* **Written instruction**:
Transcribe the material verbatim in full; the pictures do not belong in the copy.

* **Collected data**:
## begin

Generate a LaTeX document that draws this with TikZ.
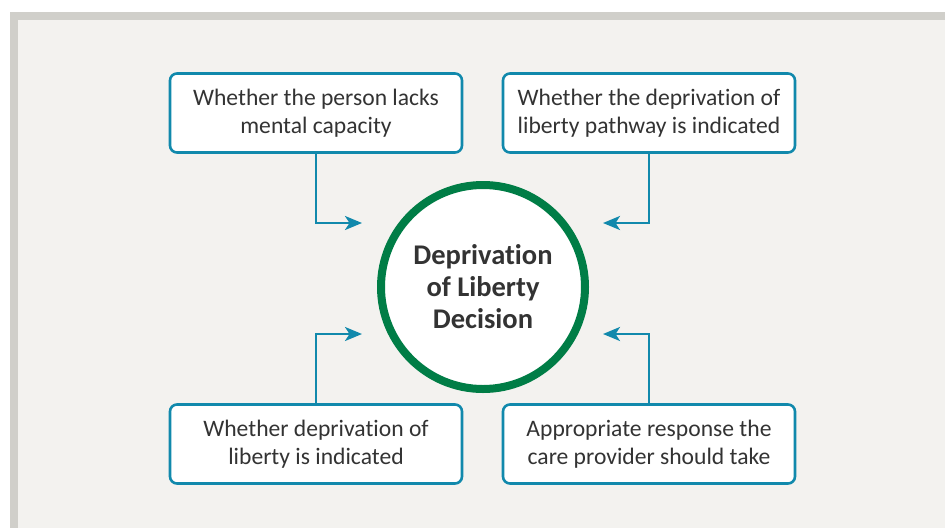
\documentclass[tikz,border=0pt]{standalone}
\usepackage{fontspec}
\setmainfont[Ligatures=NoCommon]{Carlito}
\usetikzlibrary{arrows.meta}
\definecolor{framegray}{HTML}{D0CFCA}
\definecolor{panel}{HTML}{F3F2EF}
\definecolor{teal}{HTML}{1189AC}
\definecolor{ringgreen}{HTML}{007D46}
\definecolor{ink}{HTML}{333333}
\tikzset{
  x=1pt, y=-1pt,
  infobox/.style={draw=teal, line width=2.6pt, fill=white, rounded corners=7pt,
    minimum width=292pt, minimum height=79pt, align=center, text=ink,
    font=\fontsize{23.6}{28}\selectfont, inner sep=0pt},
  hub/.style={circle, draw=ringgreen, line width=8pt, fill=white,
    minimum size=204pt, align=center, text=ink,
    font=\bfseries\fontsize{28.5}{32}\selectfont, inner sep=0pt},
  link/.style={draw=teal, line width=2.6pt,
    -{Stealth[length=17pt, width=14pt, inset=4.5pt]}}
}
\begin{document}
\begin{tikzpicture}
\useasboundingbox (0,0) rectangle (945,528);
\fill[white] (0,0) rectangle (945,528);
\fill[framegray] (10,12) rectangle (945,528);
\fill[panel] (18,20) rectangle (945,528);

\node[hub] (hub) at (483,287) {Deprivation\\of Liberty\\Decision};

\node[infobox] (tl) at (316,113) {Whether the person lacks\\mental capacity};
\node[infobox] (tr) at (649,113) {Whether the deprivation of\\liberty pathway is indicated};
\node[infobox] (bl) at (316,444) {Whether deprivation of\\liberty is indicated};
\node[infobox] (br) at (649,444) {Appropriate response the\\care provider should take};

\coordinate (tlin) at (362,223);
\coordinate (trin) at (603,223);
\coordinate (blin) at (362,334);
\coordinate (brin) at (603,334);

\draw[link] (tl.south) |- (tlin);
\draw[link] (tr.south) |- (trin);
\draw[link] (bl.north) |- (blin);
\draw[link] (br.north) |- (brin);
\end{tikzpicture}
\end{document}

## end

* **Response below**:
Generate a LaTeX document that draws this with TikZ.
\documentclass[tikz,border=0pt]{standalone}
\usepackage{fontspec}
\setmainfont[Ligatures=NoCommon]{Carlito}
\usetikzlibrary{arrows.meta}
\definecolor{framegray}{HTML}{D0CFCA}
\definecolor{panel}{HTML}{F3F2EF}
\definecolor{teal}{HTML}{1189AC}
\definecolor{ringgreen}{HTML}{007D46}
\definecolor{ink}{HTML}{333333}
\tikzset{
  x=1pt, y=-1pt,
  infobox/.style={draw=teal, line width=2.6pt, fill=white, rounded corners=7pt,
    minimum width=292pt, minimum height=79pt, align=center, text=ink,
    font=\fontsize{23.6}{28}\selectfont, inner sep=0pt},
  hub/.style={circle, draw=ringgreen, line width=8pt, fill=white,
    minimum size=204pt, align=center, text=ink,
    font=\bfseries\fontsize{28.5}{32}\selectfont, inner sep=0pt},
  link/.style={draw=teal, line width=2.6pt,
    -{Stealth[length=17pt, width=14pt, inset=4.5pt]}}
}
\begin{document}
\begin{tikzpicture}
\useasboundingbox (0,0) rectangle (945,528);
\fill[white] (0,0) rectangle (945,528);
\fill[framegray] (10,12) rectangle (945,528);
\fill[panel] (18,20) rectangle (945,528);

\node[hub] (hub) at (483,287) {Deprivation\\of Liberty\\Decision};

\node[infobox] (tl) at (316,113) {Whether the person lacks\\mental capacity};
\node[infobox] (tr) at (649,113) {Whether the deprivation of\\liberty pathway is indicated};
\node[infobox] (bl) at (316,444) {Whether deprivation of\\liberty is indicated};
\node[infobox] (br) at (649,444) {Appropriate response the\\care provider should take};

\coordinate (tlin) at (362,223);
\coordinate (trin) at (603,223);
\coordinate (blin) at (362,334);
\coordinate (brin) at (603,334);

\draw[link] (tl.south) |- (tlin);
\draw[link] (tr.south) |- (trin);
\draw[link] (bl.north) |- (blin);
\draw[link] (br.north) |- (brin);
\end{tikzpicture}
\end{document}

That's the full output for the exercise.